Categorized | Business, National News

Aviation Lawyer: Bahamas Has Chance to ‘Get Out in Front’ In Drone Legislation

Two recent close calls between unmanned aerial vehicles and passenger aircraft on the same day – one incident on the approach into New York’s busy LaGuardia airport, the other in California – drew international attention to the increasingly pressing issue about what to do with growing numbers of remotely-controlled drones in crowded airspace.

Now, a Bahamian aviation lawyer and consultant says The Bahamas has a chance to get out in front with drone legislation.
Callenders partner Llewellyn Boyer-Cartwright said the prolific growth in the use of UAVs is leading to an increased need for legislation that would establish rules and regulations governing them in Bahamian air space.

Currently, there are no proscribed or published guidelines to assist commercial or recreational UAV operators,” said Mr. Boyer-Cartwright, who is concerned that it is only a matter of time before a close call becomes a call that was a little too close.

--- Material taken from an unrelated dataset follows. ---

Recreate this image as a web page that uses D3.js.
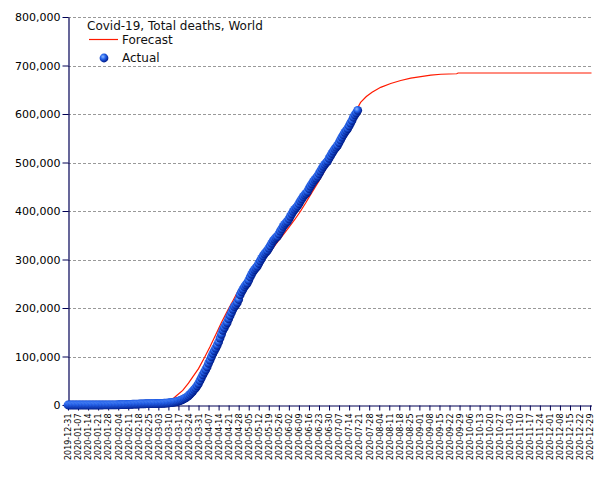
<!DOCTYPE html>
<html><head><meta charset="utf-8">
<script src="https://cdn.jsdelivr.net/npm/d3@7"></script>
<style>body{margin:0;background:#fff}svg{display:block}text{font-family:"DejaVu Sans",sans-serif}</style>
</head><body><svg id="c" width="605" height="480"></svg>
<script>
const chartTitle = "Covid-19, Total deaths, World";
const startDate = "2019-12-31";
const endDate = "2020-12-30";
// Actual cumulative deaths, one value per day starting 2019-12-31
const actualDec = [0];
const actualJan = [0,0,0,0,0,0,0,0,0,1,1,1,1,1,2,2,2,2,3,6,17,18,26,41,56,80,106,132,170,213,259];
const actualFeb = [305,362,426,492,565,638,724,813,910,1018,1115,1369,1383,1526,1669,1775,1873,2009,2126,2247,2360,2460,2618,2699,2763,2800,2858,2923,2977];
const actualMar = [3050,3117,3202,3285,3387,3494,3599,3827,4025,4296,4628,4981,5429,5833,6520,7160,7983,8963,10030,11389,13069,14716,16500,18939,21811,24786,28317,31972,35263,39609,44250];
const actualApr = [50212,56042,62063,67519,72748,78597,85986,92447,99397,105875,111660,117060,123140,129870,138050,145710,154000,159520,165080,169990,177570,184100,190700,197200,202700,206500,211000,217500,227000,233300];
const actualMay = [238600,243800,247900,251500,257200,263900,269600,275000,279300,282700,286200,291800,297200,302400,307400,311800,315000,318500,323300,328100,333500,338400,342200,345300,347700,352800,358400,363000,368200,372300,375500];
const actualJun = [378600,383700,389000,394300,399200,403400,406700,410300,415000,420500,425000,429500,433300,436500,440000,446200,451200,456000,460500,464700,468000,471800,477000,482300,487300,492000,496000,499500,503000,508500];
const actualJul = [513500,518600,523500,527900,531500,535500,541200,546600,552100,557200,562100,566000,570000,575500,581100,586600,593300,598300,602500,607500];
// Forecast: day offset from startDate and value
const forecastDays =   [0,   40,  60,  66,  70,  74,   76,   80,   84,   87,   91,   95,    99,    103,   107,   111,   115,   118,   122,   126,   130,   134,   138,   142,   146,   150,   154,   158,   162,   166,   170,   175,   180,   185,   190,   195,   200,   204,   208,   212,   218,   225,   232,   239,   246,   253,   260,   271,   272,   365];
const forecastValues = [0,   400, 3000,4000,8000,15000,20000,30000,45000,58000,75000,97000,120000,145000,170000,193000,215000,232000,250000,266000,280000,293000,306000,320000,336000,351000,366000,382000,399000,418000,438000,462000,488000,515000,541000,570000,602000,624000,636000,645000,655000,663000,669000,674000,677000,680000,682000,683000,684500,684500];
const yTicks = [0,100000,200000,300000,400000,500000,600000,700000,800000];
const legendLabels = ["Forecast","Actual"];

const actualValues = [].concat(actualDec,actualJan,actualFeb,actualMar,actualApr,actualMay,actualJun,actualJul);
const t0 = d3.utcParse("%Y-%m-%d")(startDate);
const t1 = d3.utcParse("%Y-%m-%d")(endDate);
const actual = actualValues.map((v,i)=>({date:d3.utcDay.offset(t0,i), value:v}));
const forecast = forecastDays.map((d,i)=>({date:d3.utcDay.offset(t0,d), value:forecastValues[i]}));

const svg = d3.select("#c");
const L=68, R=591.5, T=17, B=405;
const x = d3.scaleUtc().domain([t0,t1]).range([L,R]);
const y = d3.scaleLinear().domain([0,800000]).range([B,T]);
const axisColor = "#000055";

const defs = svg.append("defs");
const g = defs.append("radialGradient").attr("id","ball").attr("cx","38%").attr("cy","35%").attr("r","65%");
g.append("stop").attr("offset","0%").attr("stop-color","#8ebcff");
g.append("stop").attr("offset","45%").attr("stop-color","#2563ec");
g.append("stop").attr("offset","100%").attr("stop-color","#001c8a");

// grid
svg.append("g").selectAll("line").data(yTicks.filter(d=>d>0)).join("line")
  .attr("x1",L).attr("x2",R).attr("y1",d=>Math.round(y(d))+0.5).attr("y2",d=>Math.round(y(d))+0.5)
  .attr("stroke","#999").attr("stroke-dasharray","3,2").attr("stroke-width",1);

// axes
const xTickVals = d3.range(0,365,7).map(d=>d3.utcDay.offset(t0,d));
const xAxis = svg.append("g").attr("transform",`translate(0,${B+0.5})`)
  .call(d3.axisBottom(x).tickValues(xTickVals).tickFormat(d3.utcFormat("%Y-%m-%d")).tickSize(5).tickSizeOuter(0));
xAxis.selectAll("text").attr("transform","rotate(-90)").attr("text-anchor","end")
  .attr("x",-8).attr("y",0).attr("dy","0.35em").style("font-size","8px").attr("fill","#000");
const yAxis = svg.append("g").attr("transform",`translate(${L+0.5},0)`)
  .call(d3.axisLeft(y).tickValues(yTicks).tickFormat(d3.format(",")).tickSize(6).tickSizeOuter(0));
yAxis.selectAll("text").style("font-size","11px").attr("fill","#000").attr("x",-8);
[xAxis,yAxis].forEach(a=>{a.selectAll("line,path").attr("stroke",axisColor);a.select(".domain").attr("stroke-width",1.2);});

// forecast line
svg.append("path").datum(forecast)
  .attr("d",d3.line().x(d=>x(d.date)).y(d=>y(d.value)))
  .attr("fill","none").attr("stroke","#ff1a00").attr("stroke-width",1.2);

// actual points
svg.append("g").selectAll("circle").data(actual).join("circle")
  .attr("cx",d=>x(d.date)).attr("cy",d=>y(d.value)).attr("r",4.4).attr("fill","url(#ball)");

// legend
svg.append("text").attr("x",87).attr("y",30).style("font-size","12px").attr("fill","#111").text(chartTitle);
svg.append("line").attr("x1",89).attr("x2",118).attr("y1",39.5).attr("y2",39.5).attr("stroke","#ff1a00").attr("stroke-width",1.2);
svg.append("text").attr("x",122).attr("y",44).style("font-size","12px").attr("fill","#111").text(legendLabels[0]);
svg.append("circle").attr("cx",104).attr("cy",58).attr("r",4.4).attr("fill","url(#ball)");
svg.append("text").attr("x",122).attr("y",62).style("font-size","12px").attr("fill","#111").text(legendLabels[1]);
</script></body></html>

“There have been 15 cases of seriously close calls reported by pilots over the past two years, according to a recent report in the Washington Post,” said Mr. Boyer-Cartwright. “That same report tracked 47 Class A military crashes in the U.S., 23 civilian crashes reported by public agencies and 236 serious accidents. Those are very startling figures. If we were to talk about that number with respect to train, taxi or jitney crashes, all operating without any rules of the road, there would be a public outcry to get these vehicles under control. But with UAVs, regulators appear to be hesitant. We all know something has to be done, but few are saying, ‘We’regoing to get a handle on this and here’s the legislation.’’’

That absence of legislation while the FAA continues to study how best to approach the problem of unmanned aerial vehicles whizzing around the skies presents an opportunity for The Bahamas, says Mr. Boyer-Cartwright.

“With the impending establishment of a Civil Aviation Authority, The Bahamas is well-positioned to formulate legislation, regulations and guidelines for the expanding unmanned aerial vehicle industry,” said the former commercial pilot. “Australia and Canada have UAV legislation. Italy’s regulations came into force just this past April 30. The US is still in the discussion stages and meantime, Amazon is asking permission to start delivering packages by UAVs and in the United Arab Emirates, they are experimenting with delivering government documents by drone. The timing is perfect for The Bahamas.”

Mr. Boyer-Cartwright, who has actively promoted the establishment of a Bahamas International Aircraft Registry and has been invited to speak at several aviation conferences in the past two years, also represents a local UAV photography company, Sky High Media. They, too, have called for regulation.

Lance Knowles and George Mosko, Jr, who own Sky High Media, have invested in highly sophisticated camera platforms mounted on multi-rotor UAVs. Commissioned by government agencies, security companies, major resorts, real estate developments, they are even called to provide work for movie sets. They’ve done shoots in Florida for Busch Gardens and Sea World and provided photographic evidence for oil spills.

But while they are taking the business of unmanned photography to new heights, they worry that an unregulated atmosphere could lead to an explosion in the popularity of drones with hobbyists failing to recognize or honour rules of the airways.

“It may sound strange to ask for regulations where none exist,” said Mr. Mosko. “But for us, this is very serious business. We have invested hundreds of thousands of dollars in equipment. Nowadays, you can buy a drone off the shelf at a hobby store for less than $1,000 so you can imagine the chaos that could erupt in the skies if the quickly evolving industry is not regulated.”

Mr. Boyer-Cartwright said drone regulation is one further example of how The Bahamas stands to benefit for an expanded aviation sector.

“Whether for military or civilian use, commercial or private, UAVs are fast becoming an integral aspect of aviation. The sooner we can acknowledge and address this fast-growing industry, the better The Bahamas will be positioned to be among those considering this jurisdiction for aviation-related purposes and all of that contributes to a better and more diverse economy with entrepreneurial opportunities.”